Of 267 randomized patients, 213 completed 108 weeks of treatment (48 weeks in main study and 60 weeks in OLE). Evobrutinib was generally well-tolerated, with the safety profile maintained during the OLE including no increase in infections and overall no new safety signals identified. Consistent with evobrutinib’s high selectivity, patients participating in the trial experienced no systemic side effects, such as gastrointestinal disturbances.
In the Phase II trial, the most commonly observed adverse events of any grade associated with evobrutinib included nasopharyngitis and increases in levels of alanine aminotransferase (ALT), aspartate aminotransferase (AST) and lipase.
The transient elevated liver aminotransferases were restricted to the first 24 weeks following evobrutinib treatment initiation and were not observed in the OLE in patients continuing treatment with evobrutinib.
Evobrutinib is entering Phase III trials following the results of the Phase II clinical trial, which met its primary endpoint over 24 weeks of treatment. The two new trials, EVOLUTION RMS 1 and 2 are multi-center, randomised, parallel group, double-blind, double dummy, active-controlled studies of evobrutinib with teriflunomide, in participants with RMS.
Each trial’s primary endpoint is patients’ ARR after 96 weeks of treatment. Secondary endpoints include the appearance of new or enlarging T2 lesions assessed by MRI scans and progressing disability as measured by the Expanded Disability Status Scale (EDSS).
Evobrutinib (M2951) is in clinical development to investigate its potential as a treatment for multiple sclerosis (MS). It is an oral, highly selective inhibitor of Bruton’s Tyrosine Kinase (BTK) which is important in the development and functioning of various immune cells including B lymphocytes and macrophages. Evobrutinib is designed to inhibit primary B cell responses such as proliferation and antibody and cytokine release, without directly affecting T cells.
BTK inhibition is thought to suppress autoantibody-producing cells, which preclinical research suggests may be therapeutically useful in certain autoimmune diseases. The global Phase III clinical development programme evaluating evobrutinib in MS includes two pivotal studies, EVOLUTION RMS 1 and 2. Evobrutinib is currently under clinical investigation and not approved for any use anywhere in the world.
About Multiple Sclerosis
Multiple sclerosis (MS) is a chronic, inflammatory condition of the central nervous system and is the most common non-traumatic, disabling neurological disease in young adults. It is estimated that approximately 2.3 million people have MS worldwide. While symptoms can vary, the most common symptoms of MS include blurred vision, numbness or tingling in the limbs and problems with strength and coordination. The relapsing forms of MS are the most common.

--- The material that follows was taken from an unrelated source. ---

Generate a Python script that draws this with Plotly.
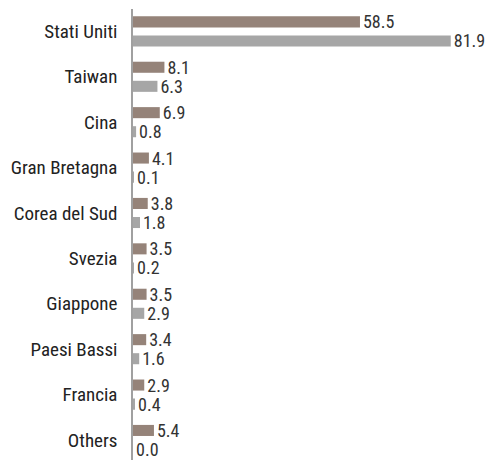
import plotly.graph_objects as go

categories = ["Stati Uniti", "Taiwan", "Cina", "Gran Bretagna", "Corea del Sud",
              "Svezia", "Giappone", "Paesi Bassi", "Francia", "Others"]
series_a = [58.5, 8.1, 6.9, 4.1, 3.8, 3.5, 3.5, 3.4, 2.9, 5.4]
series_b = [81.9, 6.3, 0.8, 0.1, 1.8, 0.2, 2.9, 1.6, 0.4, 0.0]

font_family = "Roboto Condensed, Liberation Sans Narrow, sans-serif"

fig = go.Figure()
fig.add_trace(go.Bar(
    y=categories, x=series_a, orientation="h",
    marker=dict(color="#958379", line=dict(width=0)),
    text=series_a, texttemplate="%{x:.1f}", textposition="outside",
    constraintext="none",
    textfont=dict(size=18, color="#333333", family=font_family),
    cliponaxis=False, showlegend=False,
))
fig.add_trace(go.Bar(
    y=categories, x=series_b, orientation="h",
    marker=dict(color="#a6a6a6", line=dict(width=0)),
    text=series_b, texttemplate="%{x:.1f}", textposition="outside",
    constraintext="none",
    textfont=dict(size=18, color="#333333", family=font_family),
    cliponaxis=False, showlegend=False,
))

fig.update_layout(
    width=488, height=460,
    margin=dict(l=133, r=0, t=9, b=0),
    paper_bgcolor="white", plot_bgcolor="white",
    barmode="group", bargap=0.16, bargroupgap=0.42,
    font=dict(family=font_family, size=18, color="#333333"),
)
fig.update_xaxes(visible=False, range=[0, 91.5])
fig.update_yaxes(
    range=[9.441, -0.493], showline=True, linecolor="#a0a0a0", linewidth=1.5,
    showgrid=False, zeroline=False, ticks="", ticklabelstandoff=10,
    tickfont=dict(size=19, color="#222222", family=font_family),
)

fig.write_html(
    "out.html",
    config={"displayModeBar": False},
    post_script="document.body.style.margin='0';document.body.style.overflow='hidden';",
)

Merck in Neurology and Immunology
Merck has a long-standing legacy in neurology and immunology, with significant R&D and commercial experience in multiple sclerosis (MS). The company‘s current MS portfolio includes two products for the treatment of relapsing MS, with a robust pipeline focusing on discovering new therapies that have the potential to modulate key pathogenic mechanisms in MS. Merck aims to improve the lives of those living with MS, by addressing areas of unmet medical needs.
The company’s robust immunology pipeline focuses on discovering new therapies that have the potential to modulate key pathogenic mechanisms in chronic diseases such as MS, systemic lupus erythematosus (SLE) and forms of arthritis, including rheumatoid arthritis (RA) and osteoarthritis (OA).